- **Task objective**
How many lines in the entries below include the string "this"? Answer with the number only.

- **Record list**
***

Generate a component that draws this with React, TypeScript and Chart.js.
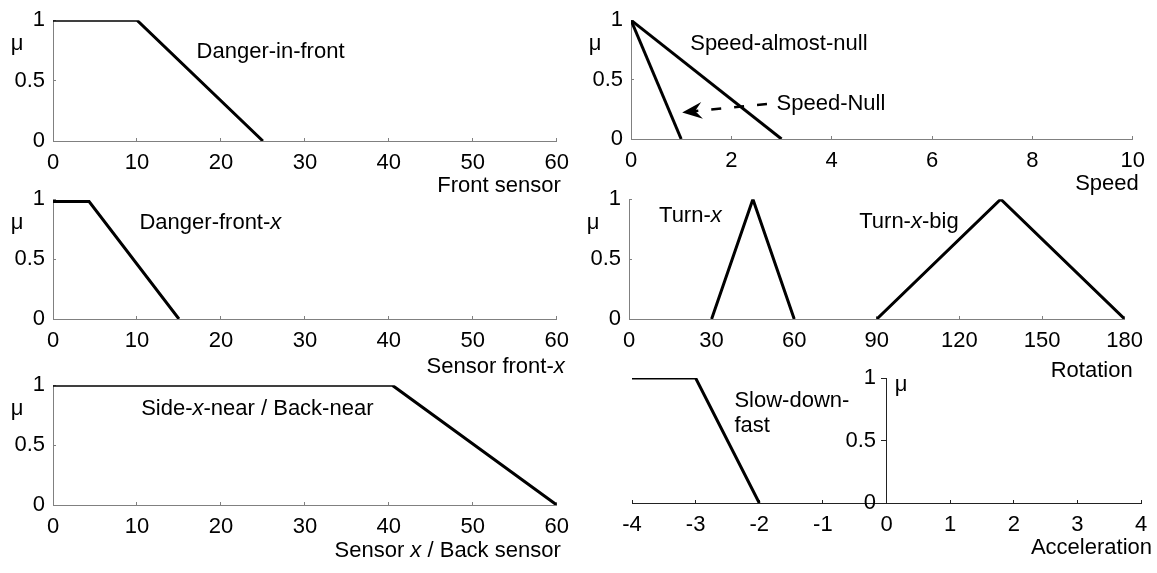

***

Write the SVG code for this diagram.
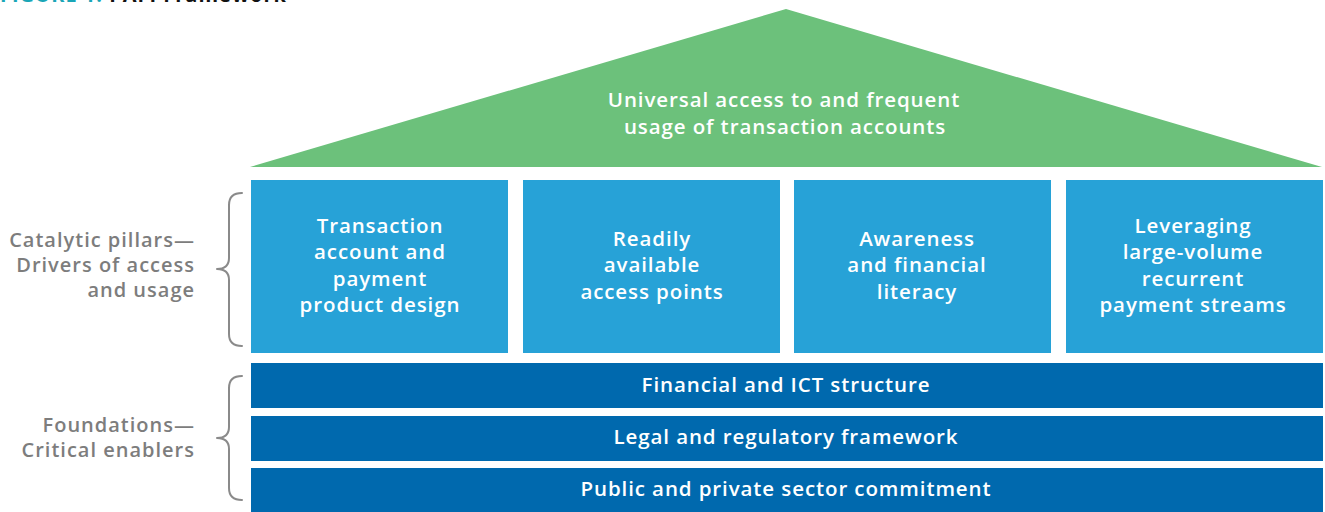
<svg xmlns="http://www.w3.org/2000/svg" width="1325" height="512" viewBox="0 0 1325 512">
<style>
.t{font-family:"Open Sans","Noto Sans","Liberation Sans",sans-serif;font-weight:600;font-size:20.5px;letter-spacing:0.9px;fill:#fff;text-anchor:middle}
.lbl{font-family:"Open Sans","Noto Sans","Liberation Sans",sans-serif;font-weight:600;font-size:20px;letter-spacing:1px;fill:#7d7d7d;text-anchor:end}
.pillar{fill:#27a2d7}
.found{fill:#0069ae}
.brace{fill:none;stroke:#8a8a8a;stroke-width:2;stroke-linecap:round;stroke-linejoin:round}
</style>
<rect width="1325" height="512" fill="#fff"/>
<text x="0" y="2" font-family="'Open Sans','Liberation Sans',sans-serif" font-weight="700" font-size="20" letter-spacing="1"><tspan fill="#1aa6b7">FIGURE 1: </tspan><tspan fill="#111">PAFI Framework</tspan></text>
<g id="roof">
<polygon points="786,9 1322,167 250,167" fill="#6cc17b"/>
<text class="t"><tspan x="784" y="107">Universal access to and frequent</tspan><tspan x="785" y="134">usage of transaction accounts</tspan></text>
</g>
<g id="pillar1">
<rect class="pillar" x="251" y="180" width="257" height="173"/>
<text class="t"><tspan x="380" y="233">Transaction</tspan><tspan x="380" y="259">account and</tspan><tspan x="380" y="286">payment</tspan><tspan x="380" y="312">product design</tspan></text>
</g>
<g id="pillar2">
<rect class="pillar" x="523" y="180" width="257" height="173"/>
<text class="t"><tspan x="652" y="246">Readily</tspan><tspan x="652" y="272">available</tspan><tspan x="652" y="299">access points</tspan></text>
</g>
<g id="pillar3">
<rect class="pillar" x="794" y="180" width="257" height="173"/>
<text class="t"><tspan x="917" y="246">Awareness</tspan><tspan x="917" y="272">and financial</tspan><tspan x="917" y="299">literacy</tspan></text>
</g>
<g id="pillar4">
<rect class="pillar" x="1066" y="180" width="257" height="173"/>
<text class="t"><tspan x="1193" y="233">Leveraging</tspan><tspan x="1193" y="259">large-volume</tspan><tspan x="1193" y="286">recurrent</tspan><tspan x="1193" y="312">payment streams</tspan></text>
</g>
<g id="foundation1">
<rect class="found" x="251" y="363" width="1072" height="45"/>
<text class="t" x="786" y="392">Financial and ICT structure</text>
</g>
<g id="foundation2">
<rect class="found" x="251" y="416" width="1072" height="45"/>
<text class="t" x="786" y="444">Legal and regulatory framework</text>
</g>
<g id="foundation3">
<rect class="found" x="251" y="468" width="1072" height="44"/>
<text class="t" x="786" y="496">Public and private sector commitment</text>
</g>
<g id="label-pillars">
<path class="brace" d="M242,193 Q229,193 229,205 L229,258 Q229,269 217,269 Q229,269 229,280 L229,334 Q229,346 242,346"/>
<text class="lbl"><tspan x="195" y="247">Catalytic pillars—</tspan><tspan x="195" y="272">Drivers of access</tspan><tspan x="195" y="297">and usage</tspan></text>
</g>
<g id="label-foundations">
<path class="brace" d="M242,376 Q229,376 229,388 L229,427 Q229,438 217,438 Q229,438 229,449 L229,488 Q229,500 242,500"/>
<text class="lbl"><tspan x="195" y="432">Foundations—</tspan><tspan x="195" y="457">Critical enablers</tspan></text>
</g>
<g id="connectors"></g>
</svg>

***

- **Task response**
2